Speech recognition is an AI algorithm that converts voice data captured by a microphone into text. It is utilized across a wide range of fields including voice command operation, automatic meeting minute generation, multilingual translation pre-processing, and voice recording in nursing care settings.

Algorithm Overview

Combining audio signal processing with deep learning, speech is converted to text through the following flow:

  1. Audio Input: Acquisition of audio stream from microphone
  2. Preprocessing: Noise removal, Voice Activity Detection (VAD)
  3. Feature Extraction: Extraction of MFCC / filter bank features
  4. Acoustic Model: Phoneme-level recognition (CTC / Attention-based)
  5. Language Model: Context-aware text conversion

Supported Languages

Japanese, Chinese (Mandarin), and English support is planned.

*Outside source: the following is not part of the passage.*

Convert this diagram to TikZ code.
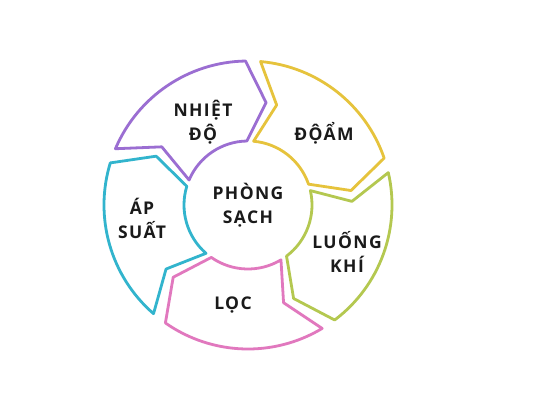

Edge AI Board (RV1126B) Execution Efficiency

*Currently under performance evaluation. This page is preparatory-stage documentation.

Key Features

  • Edge processing: Local speech recognition without the cloud
  • Multilingual support: Japanese, Chinese, English
  • Low latency: Real-time processing via streaming recognition
  • Noise robustness: Stable recognition even under environmental noise

Use Cases

  • Hands-free device operation via voice commands
  • Voice input for nursing care records
  • Automatic generation of meeting and lecture minutes
  • Voice inspection records in factories
  • Pre-processing for multilingual speech translation
  • Call center voice-to-text conversion

Edge AI Board Implementation

Edge speech recognition leveraging the RV1126B NPU and DSP is under development. Local processing without network requirements achieves both privacy protection and low-latency response.